Business

Red-Taped To Death?

The government wants to take away what made the IITs, IIMs special.

Getting your Trinity Audio player ready...
Red-Taped To Death?
info_icon

The ministry has scrapped the existing procedure for nominating the chairman of the board of governors and the director for the IIMs. The two notifications sent by the ministry to all the IIMs on March 2 and March 15 are the first step to tightening the government’s grip on the IIMs.

Notification F.No.F.7-7/2001-TS.V-(1) states that since certain bottlenecks were noted in the existing procedure, the board chairman would now be chosen by the government. Till now, the chairman was nominated by the government from among names recommended by the board of the respective IIMs. The board had the liberty to suggest another candidate if the one suggested by it was not approved by the government. This entire process has now been done away with.

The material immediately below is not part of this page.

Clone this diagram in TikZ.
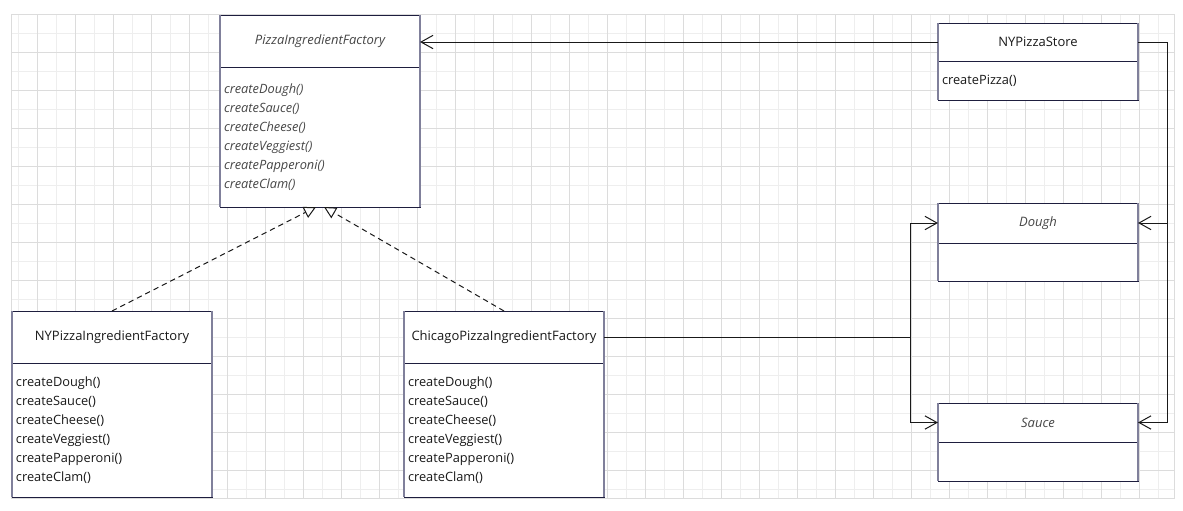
\documentclass[tikz,border=0pt]{standalone}
\usepackage{fontspec}
\setmainfont{Open Sans}
\usetikzlibrary{positioning,arrows.meta}

\begin{document}
\begin{tikzpicture}[x=0.75pt,y=-0.75pt,
  ctitle/.style={draw=cnavy,fill=white,line width=0.75pt,outer sep=0pt,
    minimum width=150pt,text=ctext,font=\fontsize{9.75}{12}\selectfont},
  cbody/.style={draw=cnavy,fill=white,line width=0.75pt,outer sep=0pt,
    minimum width=150pt,text width=144pt,inner xsep=3pt,align=left,
    text=ctext,font=\fontsize{9.6}{14.25}\selectfont},
  abstr/.style={text=citalic,font=\fontsize{9.75}{12}\selectfont\itshape},
  assoc/.style={draw=cline,line width=0.75pt,-{Straight Barb[length=9pt,width=10pt]}},
  realize/.style={draw=cline,line width=0.75pt,dash pattern=on 4pt off 3pt,
    -{Triangle[open,length=9pt,width=9pt]}}]
  \definecolor{cnavy}{RGB}{30,30,62}
  \definecolor{cside}{RGB}{128,128,155}
  \definecolor{ctext}{RGB}{25,25,25}
  \definecolor{citalic}{RGB}{70,70,70}
  \definecolor{cline}{RGB}{25,25,25}
  \definecolor{gridmin}{RGB}{238,238,238}
  \definecolor{gridmaj}{RGB}{220,220,220}
  \useasboundingbox (0,0) rectangle (1183,511);
  % background grid
  \foreach \gx in {18.3,56.3,...,1173} \draw[gridmin,line width=0.75pt] (\gx,14) -- (\gx,498);
  \foreach \gy in {33.3,71.3,...,498} \draw[gridmin,line width=0.75pt] (11,\gy) -- (1174,\gy);
  \foreach \gx in {37.3,75.3,...,1173} \draw[gridmaj,line width=0.75pt] (\gx,14) -- (\gx,498);
  \foreach \gy in {52.3,90.3,...,498} \draw[gridmaj,line width=0.75pt] (11,\gy) -- (1174,\gy);
  \draw[gridmaj,line width=0.75pt] (11,14) rectangle (1174,498);
  % classes
  \node[ctitle,abstr,anchor=north west,minimum height=39pt] (paf) at (220,15) {PizzaIngredientFactory};
  \node[cbody,below=0pt of paf,minimum height=105pt,text=citalic,font=\fontsize{9.6}{14.25}\selectfont\itshape] (pafb)
    {createDough()\\createSauce()\\createCheese()\\createVeggiest()\\createPapperoni()\\createClam()};
  \node[ctitle,anchor=north west,minimum height=28.5pt] (store) at (938,23) {NYPizzaStore};
  \node[cbody,below=0pt of store,minimum height=29.25pt] (storeb) {createPizza()};
  \node[ctitle,abstr,anchor=north west,minimum height=30pt] (dough) at (938,203) {Dough};
  \node[cbody,below=0pt of dough,minimum height=28.5pt] (doughb) {};
  \node[ctitle,abstr,anchor=north west,minimum height=29.25pt] (sauce) at (938,403) {Sauce};
  \node[cbody,below=0pt of sauce,minimum height=29.25pt] (sauceb) {};
  \node[ctitle,anchor=north west,minimum height=39pt] (nyf) at (12,311) {NYPizzaIngredientFactory};
  \node[cbody,below=0pt of nyf,minimum height=100.5pt] (nyfb)
    {createDough()\\createSauce()\\createCheese()\\createVeggiest()\\createPapperoni()\\createClam()};
  \node[ctitle,anchor=north west,minimum height=39pt] (chi) at (404,311) {ChicagoPizzaIngredientFactory};
  \node[cbody,below=0pt of chi,minimum height=100.5pt] (chib)
    {createDough()\\createSauce()\\createCheese()\\createVeggiest()\\createPapperoni()\\createClam()};
  \foreach \t/\b in {paf/pafb,store/storeb,dough/doughb,sauce/sauceb,nyf/nyfb,chi/chib}
    \draw[cside,line width=1.5pt] (\t.north west) -- (\b.south west) (\t.north east) -- (\b.south east);
  % connectors
  \draw[assoc] (store.west) -- (store.west -| paf.east);
  \draw[assoc] (store.east) -- ++(29,0) coordinate (rbus) |- (dough.east);
  \draw[assoc] (rbus) |- (sauce.east);
  \draw[assoc] (chi.east) -- ++(306,0) coordinate (lbus) |- (dough.west);
  \draw[assoc] (lbus) |- (sauce.west);
  \coordinate (pafl) at ([xshift=-3pt]pafb.south);
  \coordinate (pafr) at ([xshift=3pt]pafb.south);
  \draw[realize] (nyf.north) -- (pafl);
  \draw[realize] (chi.north) -- (pafr);
\end{tikzpicture}
\end{document}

There has not been much opposition to this government move as the post of chairman is largely a decorative one. But the next notification, No.F.7-7/2001-TS.V(II), has a far more serious impact on the IIMs’ autonomy. It abrogates the board’s autonomy to appoint its own director. Now the government will set up its own Search-cum-Selection Committee to suggest names.

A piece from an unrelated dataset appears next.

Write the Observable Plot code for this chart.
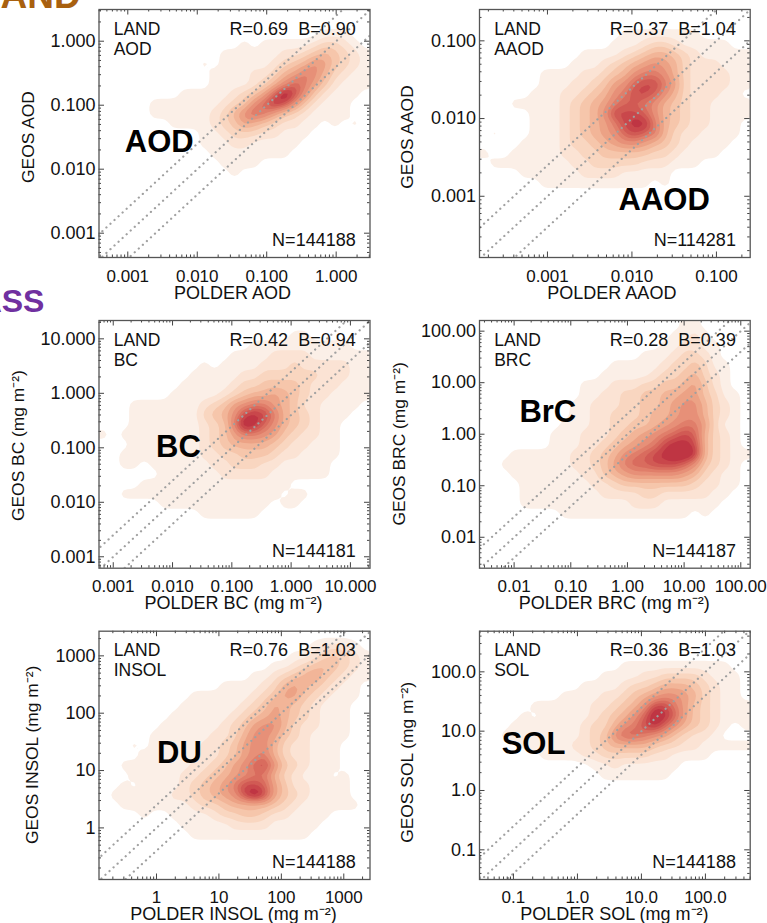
<!DOCTYPE html>
<html><head><meta charset="utf-8">
<script src="https://cdn.jsdelivr.net/npm/d3@7"></script>
<script src="https://cdn.jsdelivr.net/npm/@observablehq/plot@0.6"></script>
<style>
html,body{margin:0;padding:0;background:#fff;}
#page{position:relative;width:767px;height:923px;overflow:hidden;font-family:"Liberation Sans",Arial,sans-serif;}
#page>div{position:absolute;}
.head{font-weight:bold;font-size:37px;line-height:1;white-space:pre;}
svg{display:block;}
</style></head><body><div id="page"></div>
<script>
// Density levels (hex digit per cell, 0 = empty, c = darkest). Rows run top to bottom.
const aodGrid=["","","0000000000000000000000111","000000000000001011111233210","000000000000111111223454321","000000000010111112345764321","000000000001111223568753211","000000000001111235798642111","000000001111123469ca7421110","00000111111123479ba742111","0000011111123579864321111","00000001111234654322110101","000000000011233322111","00000000001112211111","0000000000011111111","0000000000001111","00000000000001"];
const aaodGrid=["","","0000000000000011111111","0000000000000111233211111","000000000011112345543211111","000000000111234567653222111","000000111122345788753222211","0000001112234679aa863222211","000001112234578aa9753222110","000111112345689987543221111","0000011123457aaa97543221111","00000111234568abb8543221110","010001112345679a98532211110","0000111123345677654321111","100111112233444443321111","0111111112233333222111","0000111111222211111","0000001111111111101"];
const bcGrid=["","000000000000000000011","0000000000000001111111111","000000000000011112222111111","000000000010111122232222211","000000000111112233333322211","000000001111123344443222111","000000011111234556543221111","00011111112346788654221111","00011111113457aba854321110","00011111112348cb97543211","101111111123468876432211","000111111123455554322111","001111111122334443221111","00110111111223332211111","00000011111122222111111","0000111111111111111","001111111111111111011","00000011111111111011","0000000000111111"];
const brcGrid=["0000000000000000000011","00000000000000000001121","000000000000000000112211","000000000000000011123321","0000000000000111112334311","0000000000001111123345321","0000000000111222334456421","00000000001122334455664311","00000000011222334456775321","00000000011223334556775321","00000000111223344567886311","00000001112223456789a95321","000000011122345678abba5321","00011111122345789abccb53211","00111111122346899aaa974321","00011111112245677777653211","00001111111223444444432211","0000111111112222332222211","000011111111111222111111","00000000111111111111101"];
const insolGrid=["","00000000000000000000012221","000000000000000000011234321","000000000000000001123454321","000000000000000112345643211","00000000000011112356543211","00000000011111123466432111","0000000011111123465432111","0000000111111234565432111","0000001111112346775322111","0000011111122357764321111","000101111122346775322111","000011111122346785322111","0011111112234679a7432111","0001111122345678853211101","00101111234568aa964221111","01111112234567aca64321111","00111111123345555432111111","00001001111233443221111","0000000011111222211111","000000000111111111111"];
const solGrid=["","","","0000000000000011111111111","00000000000011112233332111","00000000001111233455543211","00000000111122345677653211","00000111111223457aa86432111","00001011111234579cb96432111","0001111111233578ab975432101","001111111123479987643221","000011111223455554332211111","00000011112233333221111","00000000000112111111","0000000000001111111"];

const gridCols=27, gridRows=25, cellRepeat=3, contourBlur=0.8;
const levelColors=["#fbefe7","#fbe3d4","#f9d6c0","#f6c6ab","#f2b598","#eca285","#e79078","#e07e6a","#d96c5e","#d15a54","#c9474b","#bf3543"];
const levelThresholds=[0.5,1.5,2.5,3.5,4.5,5.5,6.5,7.5,8.3,9,9.7,10.4];
const lineRatios=[1/2.5,1,2.5];

const panelNames=["AOD","AAOD","BC","BRC","INSOL","SOL"];
const panelBig=["AOD","AAOD","BC","BrC","DU","SOL"];
const rValues=["0.69","0.37","0.42","0.28","0.76","0.36"];
const bValues=["0.90","1.04","0.94","0.39","1.03","1.03"];
const nValues=["144188","114281","144181","144187","144188","144188"];
const xTitles=["POLDER AOD","POLDER AAOD","POLDER BC (mg m⁻²)","POLDER BRC (mg m⁻²)","POLDER INSOL (mg m⁻²)","POLDER SOL (mg m⁻²)"];
const yTitles=["GEOS AOD","GEOS AAOD","GEOS BC (mg m⁻²)","GEOS BRC (mg m⁻²)","GEOS INSOL (mg m⁻²)","GEOS SOL (mg m⁻²)"];
const grids=[aodGrid,aaodGrid,bcGrid,brcGrid,insolGrid,solGrid];
const xDomains=[[0.000385,3.07],[0.000157,0.251],[0.000575,21.4],[0.00245,146.6],[0.12,2630],[0.0295,501]];
const yDomains=[[0.000417,3.13],[0.000163,0.253],[0.000617,21.7],[0.00251,161],[0.126,2690],[0.0316,484]];
const tickValues=[[0.001,0.01,0.1,1],[0.001,0.01,0.1],[0.001,0.01,0.1,1,10],[0.01,0.1,1,10,100],[1,10,100,1000],[0.1,1,10,100]];
const tickLabels=[["0.001","0.010","0.100","1.000"],["0.001","0.010","0.100"],["0.001","0.010","0.100","1.000","10.000"],["0.01","0.10","1.00","10.00","100.00"],["1","10","100","1000"],["0.1","1.0","10.0","100.0"]];

// Layout, in pixels
const frames=[
 {left:0,top:0,w:383,h:310,ml:98.5,mr:13.5,mt:9,mb:53},
 {left:383,top:0,w:384,h:310,ml:96,mr:17.3,mt:9,mb:53},
 {left:0,top:310,w:383,h:306,ml:98.5,mr:13.5,mt:10,mb:48.3},
 {left:383,top:310,w:384,h:306,ml:96,mr:17.3,mt:10,mb:48.3},
 {left:0,top:620,w:383,h:303,ml:98.5,mr:13.5,mt:10.7,mb:44},
 {left:383,top:620,w:384,h:303,ml:96,mr:17.3,mt:10.7,mb:44}];
const xTickPad=[12,12,12,12,11,11];
const xTitleBase=[41,41,40.3,40.3,40,40];
const xTitleDx=[-2,-3,-1,-0.5,-1,-0.5];
const yTitleX=[28,24,18,15.5,32,24];
const yTitleDy=[3.5,3.5,1.2,-0.5,-0.5,7];
const bigAt=[[60.2,142.7],[184.7,200.3],[79.5,136],[68.3,101.7],[80.5,132],[54,122.7]];

const lg=Math.log10;
function decode(rows){
  const out=[];
  for(let j=0;j<gridRows;j++){
    const r=(rows[j]||"").padEnd(gridCols,"0");
    for(let a=0;a<cellRepeat;a++)
      for(let i=0;i<gridCols;i++)
        for(let b=0;b<cellRepeat;b++) out.push(parseInt(r[i],16));
  }
  return out;
}
function minors(dom){
  const res=[];
  for(let e=Math.floor(dom[0]);e<=Math.ceil(dom[1]);e++)
    for(let m=2;m<10;m++){const v=e+lg(m); if(v>dom[0]&&v<dom[1]) res.push(v);}
  return res;
}
const page=document.getElementById("page");
const font='"Liberation Sans",Arial,sans-serif';
panelNames.forEach((name,k)=>{
  const f=frames[k], xd=xDomains[k].map(lg), yd=yDomains[k].map(lg), tv=tickValues[k].map(lg);
  const fmt=d=>tickLabels[k][tv.indexOf(d)];
  const ph=f.h-f.mt-f.mb, pw=f.w-f.ml-f.mr;
  const axisCol="#444";
  const diag=lineRatios.map(r=>[[xd[0]-1,xd[0]-1+lg(r)],[xd[1]+1,xd[1]+1+lg(r)]]);
  const plot=Plot.plot({
    width:f.w,height:f.h,marginLeft:f.ml,marginRight:f.mr,marginTop:f.mt,marginBottom:f.mb,
    style:{fontFamily:font,fontSize:"17px",background:"transparent",whiteSpace:"pre",color:"#111"},
    x:{domain:xd},y:{domain:yd},
    color:{type:"ordinal",domain:levelThresholds,range:levelColors},
    marks:[
      Plot.contour(decode(grids[k]),{value:Plot.identity,width:gridCols*cellRepeat,height:gridRows*cellRepeat,x1:xd[0],x2:xd[1],y1:yd[1],y2:yd[0],thresholds:levelThresholds,blur:contourBlur,fill:"value"}),
      ...diag.map(d=>Plot.line(d,{x:"0",y:"1",stroke:"#a0a0a0",strokeWidth:2.2,strokeLinecap:"round",strokeDasharray:"0.1 5.4",clip:true})),
      Plot.tickX(minors(xd),{x:d=>d,insetTop:ph-2.5,stroke:axisCol,strokeWidth:1}),
      Plot.tickX(minors(xd),{x:d=>d,insetBottom:ph-2.5,stroke:axisCol,strokeWidth:1}),
      Plot.tickX(tv,{x:d=>d,insetTop:ph-5.5,stroke:axisCol,strokeWidth:1}),
      Plot.tickX(tv,{x:d=>d,insetBottom:ph-5.5,stroke:axisCol,strokeWidth:1}),
      Plot.tickY(minors(yd),{y:d=>d,insetRight:pw-2.5,stroke:axisCol,strokeWidth:1}),
      Plot.tickY(minors(yd),{y:d=>d,insetLeft:pw-2.5,stroke:axisCol,strokeWidth:1}),
      Plot.tickY(tv,{y:d=>d,insetRight:pw-5.5,stroke:axisCol,strokeWidth:1}),
      Plot.tickY(tv,{y:d=>d,insetLeft:pw-5.5,stroke:axisCol,strokeWidth:1}),
      Plot.frame({stroke:"#555",strokeWidth:1.3}),
      Plot.axisX({ticks:tv,tickSize:0,tickPadding:xTickPad[k],label:null,tickFormat:fmt,fontSize:17}),
      Plot.axisY({ticks:tv,tickSize:0,tickPadding:3.5,label:null,tickFormat:fmt,fontSize:18}),
      Plot.text([xTitles[k]],{text:d=>d,frameAnchor:"bottom",textAnchor:"middle",lineAnchor:"bottom",dx:xTitleDx[k],dy:xTitleBase[k],fontSize:18}),
      Plot.text([yTitles[k]],{text:d=>d,frameAnchor:"left",textAnchor:"middle",lineAnchor:"middle",rotate:-90,dx:yTitleX[k]-f.ml,dy:yTitleDy[k],fontSize:17.4}),
      Plot.text(["LAND"],{text:d=>d,frameAnchor:"top-left",textAnchor:"start",lineAnchor:"bottom",dx:14.7,dy:25,fontSize:17.5}),
      Plot.text([name],{text:d=>d,frameAnchor:"top-left",textAnchor:"start",lineAnchor:"bottom",dx:14.7,dy:45,fontSize:17.5}),
      Plot.text([`R=${rValues[k]}  B=${bValues[k]}`],{text:d=>d,frameAnchor:"top-right",textAnchor:"end",lineAnchor:"bottom",dx:-14.3,dy:25,fontSize:18}),
      Plot.text([`N=${nValues[k]}`],{text:d=>d,frameAnchor:"bottom-right",textAnchor:"end",lineAnchor:"bottom",dx:-14.3,dy:-11.5,fontSize:18}),
      Plot.text([panelBig[k]],{text:d=>d,frameAnchor:"top-left",textAnchor:"middle",lineAnchor:"bottom",dx:bigAt[k][0],dy:bigAt[k][1],fontSize:31,fontWeight:"bold",fill:"#000"})
    ]
  });
  const box=document.createElement("div");
  box.style.left=f.left+"px";box.style.top=f.top+"px";
  box.appendChild(plot);page.appendChild(box);
});
const h1=document.createElement("div");h1.className="head";h1.textContent="LAND";h1.style.cssText="left:-22px;top:-23px;color:#a8600f;";page.appendChild(h1);
const h2=document.createElement("div");h2.className="head";h2.textContent="MASS";h2.style.cssText="left:-48px;top:285px;color:#7030a0;font-size:32px;";page.appendChild(h2);
</script></body></html>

The committee’s composition indicates it will be a total babu affair. Chaired by a government nominee, its members will include two technocrats/educationists also nominated by the government, the HRD secretary, the special secretary (technical) and the joint secretary in charge of technical education. This raises the spectre of political appointees running the IIMs.

The ministry has actually reverted to a procedure scrapped in January 1994, following the recommendations of a committee headed by Dr Verghese Kurien, set up to suggest ways to reorganise the IIMs. Experts say this reversion strikes at the very root of the excellence of the IIMs—their independence.

The ministry lists its own reasons for going back to babus calling the shots. "The outgoing chairman and directors were part of the search committee. How could they take a fair decision if they are an interested party?" asks a senior bureaucrat in the ministry. IIM professors admit blunders were committed but do not see it as a strong enough reason to turn the clock back. "This procedural flaw—that interested parties were part of the selection process—could have been easily corrected. The government has just used this as an excuse to take a regressive step of tampering with IIMs’ autonomy," says an IIM Ahmedabad professor.

Says Jahar Saha, former IIM Ahmedabad director: "Both systems can give the same sort of persons if followed fairly. I don’t think there was any need to change the procedure." Adds an IIM Calcutta professor, "We only hope the saffron agenda is not forced on the IIMs."

But the move does not stop here. The ministry has shot off circulars to the IIMs to send their plans for the utilisation of their corpus funds. "The IIMs get huge grants from the government and the collective corpus fund of all IIMs is to the tune of Rs 450 crore. Further, the fee charged per student is over Rs 2 lakh. We need to know how they plan to utilise this vast corpus," says a senior bureaucrat.

An IIM alumnus championing the autonomy cause counters this line: "A recent exercise at one of the IIMs established that the institute can take care of its financial needs with absolutely no further support from the government. The institutes can repay the government corpus if the IIMs were to be corporatised and the government funds converted into some redeemable instruments."

But for now, if the adamant babus at Shastri Bhawan are to believed, the noose around the IIMs will only get tighter.